2. Subversion of Sex-relations.—There is nothing more vital to the growth, even to the very existence, of a nation than the sex-relations which it favours by its laws, customs, and preferences. Upon these depend the processes of natural selection by which the number and the power of future generations are decided through inflexible rules. If these relations, as established by the fixed natural laws of species-perpetuation, are traversed by ignorance or wilful disobedience, nothing can prevent the injury to the physical strength and mental ability of the offspring.
Such subversions of the sex-relations may be presented under five headings:
(a) Premature and delayed marriage. (b) Abnormal forms of marriage. (c) Abstention from marriage through various causes. (d) Licentiousness. Divorce. (e) Diminution of natality. Infertility.
(a) Premature and Delayed Marriage.—Mr. Galton, in one of his thoughtful works, remarks: “An enormous effect upon the average natural ability of a race may be produced by influences which retard the average age of marriage or hasten it.” He has illustrated this by abundant examples now through his many writings familiar to the public, his general thesis being that the wisest policy for a nation is to retard the age of marriage among the weak and to hasten it among the vigorous classes.

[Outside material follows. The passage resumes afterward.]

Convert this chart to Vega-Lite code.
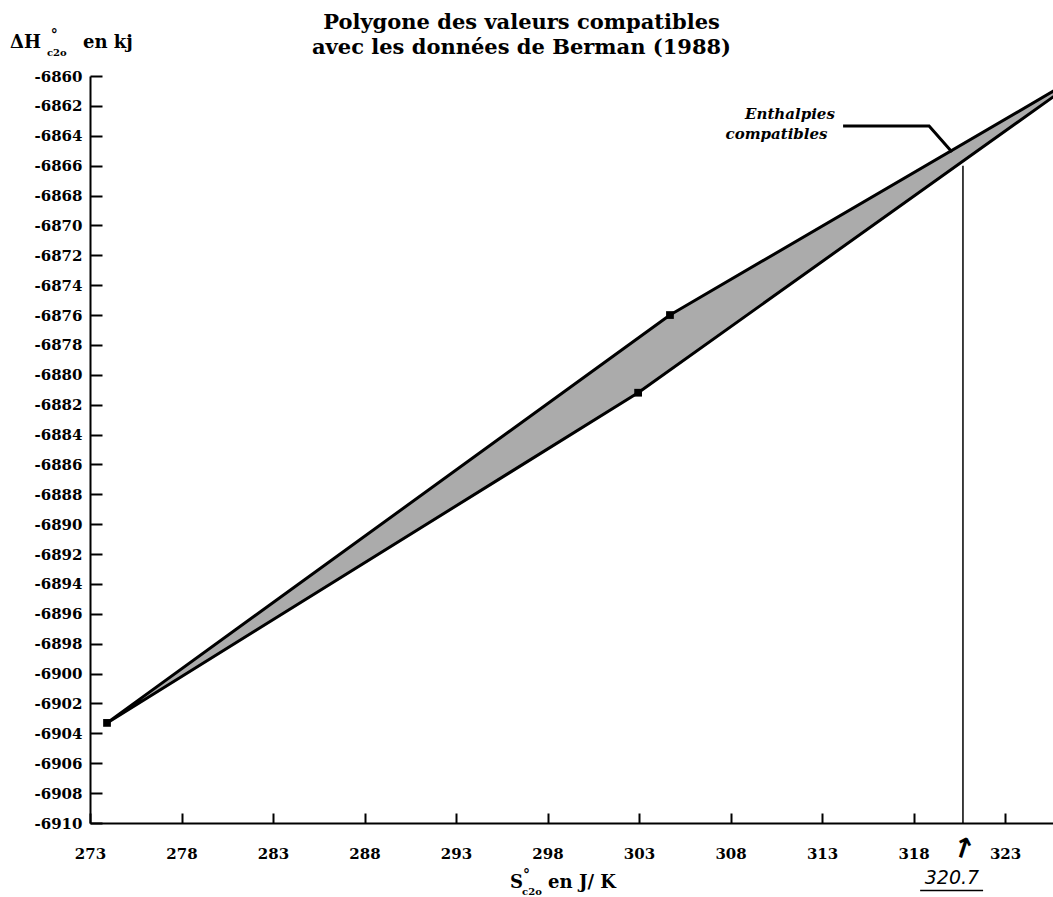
{
  "$schema": "https://vega.github.io/schema/vega-lite/v6.json",
  "width": 963,
  "height": 747,
  "autosize": {"type": "none"},
  "padding": {"left": 90, "top": 76, "right": 0, "bottom": 74},
  "background": "white",
  "config": {"view": {"stroke": null}, "font": "DejaVu Serif"},
  "title": {
    "text": ["Polygone des valeurs compatibles", "avec les données de Berman (1988)"],
    "font": "DejaVu Serif",
    "fontSize": 21,
    "fontWeight": "bold",
    "color": "black",
    "anchor": "middle",
    "dx": -50,
    "offset": -29,
    "lineHeight": 25
  },
  "datasets": {
    "polygon": [
      {"S": 273.93, "H": -6903.3, "ord": 1},
      {"S": 304.69, "H": -6876.0, "ord": 2},
      {"S": 328.03, "H": -6859.3, "ord": 3},
      {"S": 302.95, "H": -6881.2, "ord": 4},
      {"S": 273.93, "H": -6903.3, "ord": 5}
    ],
    "vertices": [
      {"S": 273.93, "H": -6903.3},
      {"S": 304.69, "H": -6876.0},
      {"S": 302.95, "H": -6881.2}
    ],
    "leader": [
      {"S": 314.15, "H": -6863.35, "ord": 1},
      {"S": 318.85, "H": -6863.35, "ord": 2},
      {"S": 320.1, "H": -6865.09, "ord": 3}
    ],
    "marker": [{"S": 320.7, "H": -6866.0, "H2": -6910}],
    "underline": [{"S": 318.36, "S2": 321.8, "H": -6914.52}],
    "annot": [
      {"S": 313.7, "H": -6862.55, "label": "Enthalpies"},
      {"S": 313.3, "H": -6863.9, "label": "compatibles"}
    ],
    "bigtext": [
      {"S": 268.63, "H": -6857.79, "label": "ΔH"},
      {"S": 272.62, "H": -6857.79, "label": "en kj"},
      {"S": 295.95, "H": -6914.02, "label": "S"},
      {"S": 298.03, "H": -6914.02, "label": "en J/ K"}
    ],
    "smalltext": [
      {"S": 270.65, "H": -6858.46, "label": "c2o"},
      {"S": 296.61, "H": -6914.62, "label": "c2o"}
    ],
    "degree": [
      {"S": 271.05, "H": -6857.3, "label": "°"},
      {"S": 296.85, "H": -6913.55, "label": "°"}
    ],
    "value": [{"S": 320.1, "H": -6913.65, "label": "320.7"}],
    "arrow": [{"S": 320.7, "H": -6911.8, "label": "↑"}]
  },
  "encoding": {
    "x": {
      "field": "S",
      "type": "quantitative",
      "scale": {"domain": [273, 325.62], "nice": false, "zero": false},
      "axis": {
        "title": null,
        "values": [273, 278, 283, 288, 293, 298, 303, 308, 313, 318, 323],
        "format": "d",
        "grid": false,
        "domainColor": "black",
        "domainWidth": 2,
        "tickColor": "black",
        "tickWidth": 2,
        "tickSize": -10,
        "labelPadding": 33,
        "labelFont": "DejaVu Serif",
        "labelFontWeight": "bold",
        "labelFontSize": 15,
        "labelColor": "black",
        "labelFlush": false,
        "labelOverlap": false
      }
    },
    "y": {
      "field": "H",
      "type": "quantitative",
      "scale": {"domain": [-6910, -6860], "nice": false, "zero": false},
      "axis": {
        "title": null,
        "values": [-6910, -6908, -6906, -6904, -6902, -6900, -6898, -6896, -6894, -6892, -6890, -6888, -6886, -6884, -6882, -6880, -6878, -6876, -6874, -6872, -6870, -6868, -6866, -6864, -6862, -6860],
        "format": "d",
        "labelExpr": "replace(datum.label, '−', '-')",
        "grid": false,
        "domainColor": "black",
        "domainWidth": 2,
        "tickColor": "black",
        "tickWidth": 2,
        "tickSize": -12,
        "labelPadding": 20,
        "labelFont": "DejaVu Serif",
        "labelFontWeight": "bold",
        "labelFontSize": 15,
        "labelColor": "black",
        "labelFlush": false,
        "labelOverlap": false
      }
    }
  },
  "layer": [
    {
      "data": {"name": "polygon"},
      "mark": {"type": "line", "fill": "#ababab", "stroke": "black", "strokeWidth": 3, "clip": true, "strokeJoin": "round"},
      "encoding": {"order": {"field": "ord", "type": "quantitative"}}
    },
    {
      "data": {"name": "vertices"},
      "mark": {"type": "square", "size": 60, "color": "black", "opacity": 1}
    },
    {
      "data": {"name": "leader"},
      "mark": {"type": "line", "stroke": "black", "strokeWidth": 3},
      "encoding": {"order": {"field": "ord", "type": "quantitative"}}
    },
    {
      "data": {"name": "marker"},
      "mark": {"type": "rule", "color": "black", "strokeWidth": 1.5},
      "encoding": {"y2": {"field": "H2"}}
    },
    {
      "data": {"name": "underline"},
      "mark": {"type": "rule", "color": "black", "strokeWidth": 1.5},
      "encoding": {"x2": {"field": "S2"}}
    },
    {
      "data": {"name": "annot"},
      "mark": {"type": "text", "align": "right", "baseline": "middle", "font": "DejaVu Serif", "fontStyle": "italic", "fontWeight": "bold", "fontSize": 15, "color": "black"},
      "encoding": {"text": {"field": "label"}}
    },
    {
      "data": {"name": "bigtext"},
      "mark": {"type": "text", "align": "left", "baseline": "middle", "font": "DejaVu Serif", "fontWeight": "bold", "fontSize": 18, "color": "black"},
      "encoding": {"text": {"field": "label"}}
    },
    {
      "data": {"name": "smalltext"},
      "mark": {"type": "text", "align": "left", "baseline": "middle", "font": "DejaVu Serif", "fontWeight": "bold", "fontSize": 10, "color": "black"},
      "encoding": {"text": {"field": "label"}}
    },
    {
      "data": {"name": "degree"},
      "mark": {"type": "text", "align": "center", "baseline": "middle", "font": "DejaVu Serif", "fontWeight": "bold", "fontSize": 14, "color": "black"},
      "encoding": {"text": {"field": "label"}}
    },
    {
      "data": {"name": "value"},
      "mark": {"type": "text", "align": "center", "baseline": "middle", "font": "DejaVu Sans", "fontStyle": "oblique", "fontSize": 19, "color": "black"},
      "encoding": {"text": {"field": "label"}}
    },
    {
      "data": {"name": "arrow"},
      "mark": {"type": "text", "align": "center", "baseline": "middle", "font": "DejaVu Sans", "fontWeight": "bold", "fontSize": 28, "angle": 18, "color": "black"},
      "encoding": {"text": {"field": "label"}}
    }
  ]
}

This is, of course, to be construed within physiological lines; premature relations of the sexes, too early marriages, are disastrous in every respect. Statistics of European armies show that there is a far higher mortality and much more sickness among the soldiers who have married young than among single men of the same age. Certain Australian and South American tribes force their female children of immature age into marital relations, and to this is due the rapid decrease of their numbers.
(b) Abnormal Forms of Marriage.—Among early Semitic tribes, and to-day in parts of Tibet and India, the custom prevails of “polyandry,” in which one woman is the wife of several husbands. This sometimes arose from female infanticide, sometimes, as in Tibet, where all the brothers of a family have one wife in common, in order to preserve undivided the family property.[[2]]
[2]. [An obvious gap in the manuscript occurs at this point, but one which in no way affects the general argument of the author.—Editor.]
(c) Abstention from Marriage.—Mr. Galton has pointed out with great force the injury worked by sacerdotal celibacy in the history of European civilisation. The commendation of the single life in man or woman as “the better part” has been by no means confined to certain sects of Christianity. Long before that religion started, this sacrifice was enjoined on the priests of Cybele, the virgins of Vesta, the Egyptian ministrants, and many other officials in Old World rites; while in the New World not only were there houses of “nuns” among the Quechuas of Peru and the Mayas of Yucatan, but the priests in those cults and even the “medicine men” of rude Northern tribes were frequently vowed to perpetual and absolute chastity.
In the struggle of modern life, and also in the greater facility for the pursuit of pleasure, of self-culture or devotion to some cherished pursuit, the unmarried person has an advantage, and hence it is noted that marriage is either long delayed or wholly avoided. The division of a community along narrow social, financial, or religious lines greatly aids this isolation by narrowing the selection of partners for life. War, emigration, and the love of adventure prompt the males to desert remote and quiet localities, leaving the females in the majority and imbuing the males with a distaste for domestic pursuits. During the Crusades there were considerable areas in Europe where there was only one man left to seven women.
Students of psychopathic conditions have pointed out another and apparently growing cause of indifference to marriage,—that sentiment called “homosexuality,” an inversion of the sexual instinct toward one’s own sex. This may be innocent in action and emotion, when it means merely the preference for friendship in the same gender and a congenital indifference to sexual feelings; or it may progress to any degree of monosexual devotion, such as classic tradition attributed to the characters of Sappho and Heliogabalus.